Er stand noch immer auf der Bank, als der Präsident endlich Ruhe zu schaffen begann im Saal. Seine Nachbarn hatten ihn vergessen, sie steckten noch die Köpfe zusammen.
Da fiel der Blick des Anklägers Pinscher auf Ulrich Heffke, er betrachtete verwundert die erbarmungswürdige Gestalt und rief: »He, Sie da …! Sie sind doch der Bruder der Angeklagten! Wie heißen Sie doch?«
»Heffke, Ulrich Heffke«, half dem Ankläger sein Assessor aus.
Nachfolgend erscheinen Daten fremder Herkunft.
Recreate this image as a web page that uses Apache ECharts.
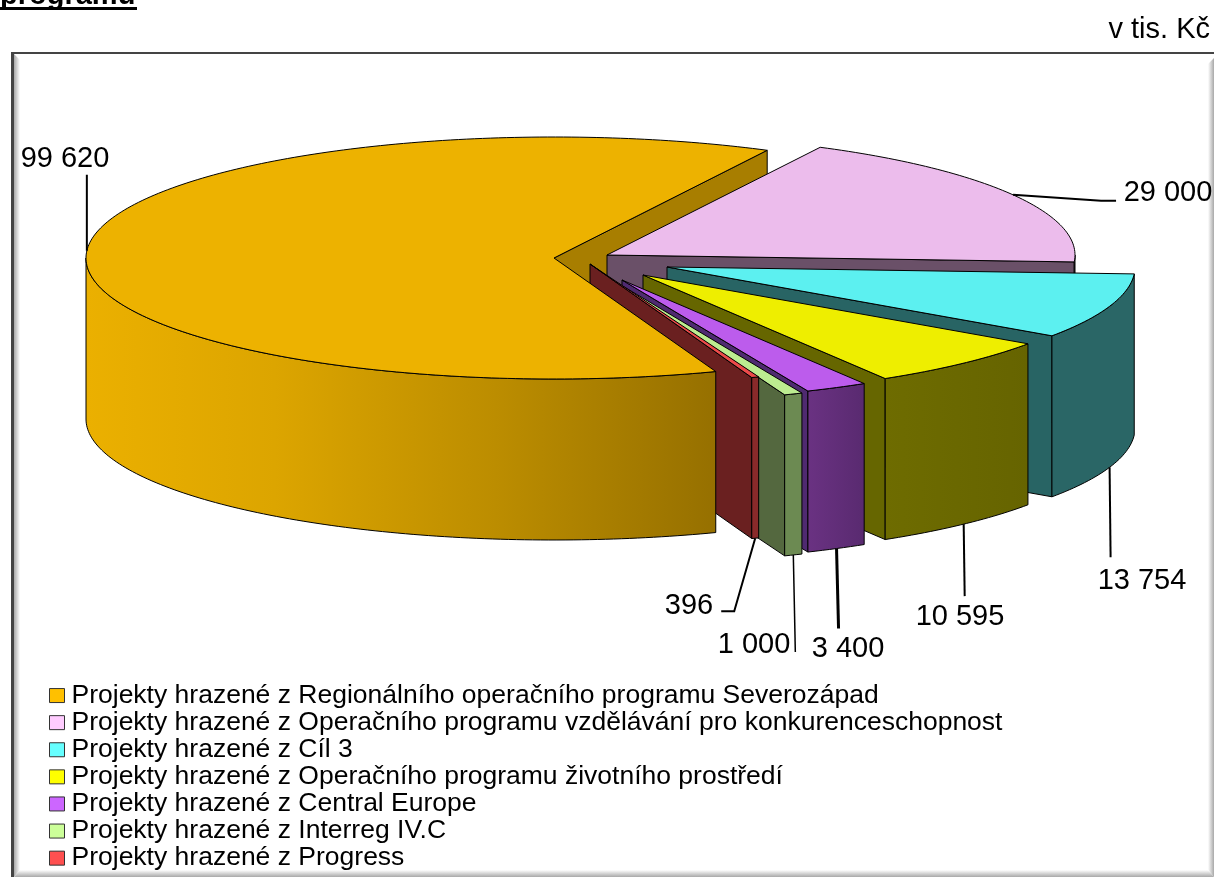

»Zeuge Ulrich Heffke, das war Ihre Schwester! Ich fordere Sie auf, sich zu dem Vorleben der Anna Quangel zu äußern! Was wissen Sie von diesem Vorleben?«
Und Ulrich Heffke tat den Mund auf – er stand noch immer auf seiner Bank, und seine Augen blickten zum ersten Male ohne Scheu. Er tat den Mund auf, und mit einer angenehmen Falsettstimme sang er:
»Valet will ich dir geben, du arge, falsche Welt!
Dein sündlich böses Streben durchaus mir nicht gefällt.
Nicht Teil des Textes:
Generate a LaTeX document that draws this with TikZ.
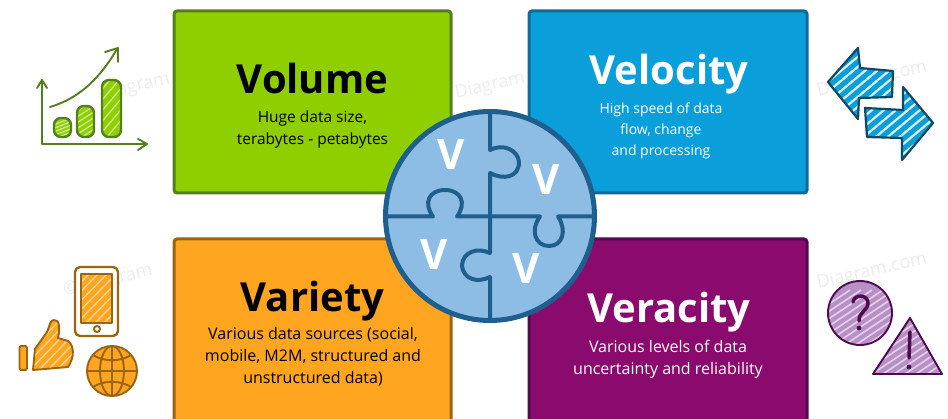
\documentclass[tikz,border=0pt]{standalone}
\usepackage{fontspec}
\setmainfont{Open Sans}
\newcommand{\fs}[1]{\fontsize{#1}{#1}\selectfont}
\definecolor{gF}{HTML}{8FCF00}\definecolor{gD}{HTML}{557F1E}
\definecolor{bF}{HTML}{0A9FDB}\definecolor{bD}{HTML}{0F6A94}
\definecolor{oF}{HTML}{FFA51F}\definecolor{oD}{HTML}{99650F}
\definecolor{pF}{HTML}{8A0A6E}\definecolor{pD}{HTML}{4E0C4E}
\definecolor{cF}{HTML}{8DBDE5}\definecolor{cD}{HTML}{1E5F8E}
\definecolor{pL}{HTML}{B88FC6}\definecolor{wm}{HTML}{EDEDED}
\tikzset{
  card/.style={draw=#1D,fill=#1F,line width=3pt,rounded corners=3pt},
  ttl/.style={font=\bfseries\fs{40},anchor=base,inner sep=0pt},
  body/.style={font=\fs{#1},align=center,anchor=center,inner sep=0pt,execute at begin node=\setlength{\baselineskip}{22pt}},
  vv/.style={font=\bfseries\fs{42},text=white,anchor=center,inner sep=0pt},
  mark text/.style={font=\fs{18},text=wm,rotate=13,anchor=center,inner sep=0pt},
  puz/.style={draw=cD,line width=4pt,line cap=round,line join=round},
  ic/.style={line width=1.9pt,line join=round,line cap=round},
  hatch/.style={draw=white,line width=1.3pt,opacity=.55}
}
\newcommand{\hatching}[4]{% x0 y0 x1 y1 : white diagonal strokes
  \foreach \k in {0,9,...,200}{\draw[hatch] (#1+\k-40,#4) -- (#1+\k+8,#2);}}
\begin{document}
\begin{tikzpicture}[x=1pt,y=-1pt]
\useasboundingbox (0,0) rectangle (948,419);
\clip (0,0) rectangle (948,419);
\fill[white] (0,0) rectangle (948,419);

% watermarks
\node[mark text] (w1) at (135,87) {Diagram};
\node[mark text] (w2) at (490,86) {Diagram};
\node[mark text] (w3) at (872,80) {Diagram.com};
\node[mark text] (w4) at (108,281) {© Diagram};
\node[mark text] (w5) at (872,272) {Diagram.com};

% cards
\draw[card=g] (174,11) rectangle (451,193);
\draw[card=b] (529,11) rectangle (807,193);
\draw[card=o] (174,239) rectangle (451,430);
\draw[card=p] (529,239) rectangle (807,430);

\node[ttl,text=black] (t1) at (312.5,94) {Volume};
\node[ttl,text=white] (t2) at (669,85) {Velocity};
\node[ttl,text=black] (t3) at (312.5,312) {Variety};
\node[ttl,text=white] (t4) at (669,323) {Veracity};

\node[body=15.5,text=black] (b1) at (312.5,129) {Huge data size,\\terabytes - petabytes};
\node[body=14,text=white,execute at begin node=\setlength{\baselineskip}{21pt}] (b2) at (661,131) {High speed of data\\flow, change\\and processing};
\node[body=16,text=black] (b3) at (313,357) {Various data sources (social,\\mobile, M2M, structured and\\unstructured data)};
\node[body=16,text=white] (b4) at (668,359.5) {Various levels of data\\uncertainty and reliability};

% puzzle
\fill[cF] (490,216) circle (106);
\draw[puz] (490,112) -- (490,150)
  .. controls (503,143) and (518,150) .. (519,162)
  .. controls (519,178) and (503,180) .. (490,173)
  -- (490,253)
  .. controls (477,247) and (463,252) .. (462,265)
  .. controls (463,280) and (478,283) .. (490,277)
  -- (490,318);
\draw[puz] (388,216.5) -- (433,216.5)
  .. controls (423,203) and (429,190) .. (445,190)
  .. controls (461,190) and (467,203) .. (457,216.5)
  -- (540,216.5)
  .. controls (530,230) and (535,246) .. (549,246)
  .. controls (563,246) and (567,230) .. (558,216.5)
  -- (593,216.5);
\draw[cD,line width=5pt] (490,216) circle (104.5);
\node[vv] (v1) at (451,155) {V};
\node[vv] (v2) at (546,180) {V};
\node[vv] (v3) at (434,255) {V};
\node[vv] (v4) at (526,269) {V};

% volume icon
\begin{scope}
  \foreach \a/\b/\c/\d in {54/118/71/137,77/106/94/137,102/80/121/137}{
    \fill[gF,rounded corners=6pt] (\a,\b) rectangle (\c,\d);
    \begin{scope}
      \clip[rounded corners=6pt] (\a,\b) rectangle (\c,\d);
      \hatching{\a}{\b}{\c}{\d}
    \end{scope}
    \draw[ic,draw=gD,line width=2.4pt,rounded corners=7pt] (\a,\b) rectangle (\c,\d);
  }
  \draw[ic,draw=gD] (37,88) -- (42,80) -- (47,88);
  \draw[ic,draw=gD] (42,80) -- (42,144) -- (146,144);
  \draw[ic,draw=gD] (138,139) -- (147,144) -- (138,150);
  \draw[ic,draw=gD] (50,107) .. controls (80,98) and (100,78) .. (117,49);
  \draw[ic,draw=gD] (105,52) -- (118,48) -- (118,62);
\end{scope}

% velocity icon
\def\arrowA{(828,82) -- (858,48) -- (860,68) -- (893,71) -- (892,97) -- (859,98) -- (858,119) -- cycle}
\def\arrowB{(865,108) -- (903,110) -- (903,87) -- (933,123) -- (902,160) -- (902,138) -- (867,137) -- cycle}
\fill[bF] \arrowA;
\begin{scope}
  \clip \arrowA;
  \foreach \k in {-70,-58,...,100}{\draw[draw=white,line width=2.2pt,opacity=.85] (780+\k,170) -- (930+\k,45);}
\end{scope}
\draw[ic,draw=bD!70!black,line width=2.2pt] \arrowA;
\fill[bF] \arrowB;
\begin{scope}
  \clip \arrowB;
  \foreach \k in {-40,-28,...,130}{\draw[draw=white,line width=2.2pt,opacity=.85] (780+\k,170) -- (930+\k,45);}
\end{scope}
\draw[ic,draw=bD!70!black,line width=2.2pt] \arrowB;

% variety icon
\draw[ic,draw=oD,fill=white,rounded corners=5pt,line width=2.4pt] (75,267) rectangle (118,336);
\fill[oF] (81,274) rectangle (112,323);
\begin{scope}
  \clip (81,274) rectangle (112,323);
  \hatching{81}{274}{112}{323}
\end{scope}
\draw[ic,draw=oD] (81,274) rectangle (112,323);
\draw[ic,draw=oD] (97,329) circle (3);
\draw[ic,draw=oD,fill=oF,rounded corners=1.5pt] (19.5,346) rectangle (27,370);
\def\hand{(33,370) -- (35,349) -- (47,332) .. controls (50,325) and (50,320) .. (54,320) .. controls (60,319) and (60,330) .. (58,338) -- (68,341) .. controls (74,345) and (75,357) .. (68,367) -- cycle}
\fill[oF] \hand;
\begin{scope}\clip \hand; \hatching{34}{320}{75}{370}\end{scope}
\draw[ic,draw=oD] \hand;
\fill[oF] (112,371) circle (25);
\draw[ic,draw=oD] (112,371) circle (25);
\draw[ic,draw=oD] (112,371) ellipse (12 and 25);
\draw[ic,draw=oD] (112,346) -- (112,396) (87,371) -- (137,371);
\draw[ic,draw=oD] (93,355) .. controls (104,362) and (120,362) .. (131,355);
\draw[ic,draw=oD] (93,387) .. controls (104,380) and (120,380) .. (131,387);

% veracity icon
\fill[pL] (860,313) circle (32);
\begin{scope}
  \clip (860,313) circle (32);
  \foreach \k in {-40,-29,...,110}{\draw[draw=white,line width=1.6pt,opacity=.6] (800+\k,350) -- (890+\k,290);}
\end{scope}
\draw[ic,draw=pD] (860,313) circle (32);
\draw[pD,line width=3.5pt,line cap=round] (853,302) .. controls (854,294) and (868,294) .. (868,303) .. controls (868,311) and (859,311) .. (859,321);
\fill[pD] (859,328) circle (2.4);
\def\trg{(910,318) -- (942,374) -- (873,374) -- cycle}
\fill[pL] \trg;
\begin{scope}
  \clip \trg;
  \foreach \k in {-20,-9,...,110}{\draw[draw=white,line width=1.6pt,opacity=.6] (850+\k,380) -- (940+\k,320);}
\end{scope}
\draw[ic,draw=pD] \trg;
\draw[pD,line width=3.5pt,line cap=round] (910,332) -- (909,358);
\fill[pD] (909,367) circle (2.4);
\end{tikzpicture}
\end{document}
Im Himmel ist gut wohnen: hinauf steht mein Begier.
Da wird Gott herrlich lohnen dem, der ihm dient allhier!«
Alle waren derart verblüfft, dass sie ihn ruhig singen ließen. Einige empfanden sogar diesen schlichten Gesang angenehm und wiegten, der Melodie folgend, dumm die Köpfe hin und her. Der eine Beisitzer hatte schon wieder den Mund weit offen. Die Studenten hielten mit den Händen die Schranke fest umklammert, mit einem gespannten Zug im Gesicht. Der versorgte graue Anwalt pulte sich bei schiefgelegtem Kopf gedankenvoll in der Nase. Otto Quangel hatte sein scharfes Gesicht auf den Schwager gerichtet und fühlte zum ersten Male sein kaltes Herz für den armen kleinen Kerl klopfen. Was würden sie mit ihm tun?
»Verbirg mein Seel aus Gnaden in deiner offnen Seit,
Rück sie aus allem Schaden in deine Herrlichkeit.
Der ist wohl hin gewesen, der kommt ins Himmelsschloss;
Der ist ewig genesen, der bleibt in deinem Schoß.«
Während des Absingens der zweiten Strophe war es im Saale schon wieder unruhig geworden. Der Präsident hatte geflüstert, der Ankläger hatte einen Zettel zu dem wachhabenden Polizeioffizier geschickt.
Aber der kleine Buckel hatte auf nichts von alledem geachtet. Sein Blick war zur Decke des Saales gerichtet. Nun rief er laut, mit einer ekstatisch verzückten Stimme: »Ich komme!«
Er hob die Arme, er stieß sich mit den Füßen von der Bank ab, er wollte fliegen …
Dann fiel er unbeholfen zwischen die vor ihm sitzenden Zeugen, die erschrocken zur Seite sprangen, rollte zwischen die Bänke …
»Schaffen Sie den Mann raus!«, rief der Präsident gebieterisch in den schon wieder tumultuarisch erregten Saal. »Er soll ärztlich untersucht werden!«
Ulrich Heffke wurde aus dem Saal gebracht.
»Wie man sieht: eine Familie von Verbrechern und Wahnsinnigen«, stellte der Präsident fest. »Nun, es wird für die Ausmerzung gesorgt werden.«
Und er warf einen drohenden Blick auf Otto Quangel, der, seine Hosen mit den Händen haltend, noch immer auf die Tür sah, durch die der kleine Schwager verschwunden war.
Freilich wurde für die Ausmerzung des kleinen Buckels Ulrich Heffke gesorgt. Körperlich wie geistig war er nicht lebenswert, und nach einem kurzen Anstaltsaufenthalt sorgte eine Spritze dafür, dass er dieser bösen Welt wirklich Valet sagen konnte.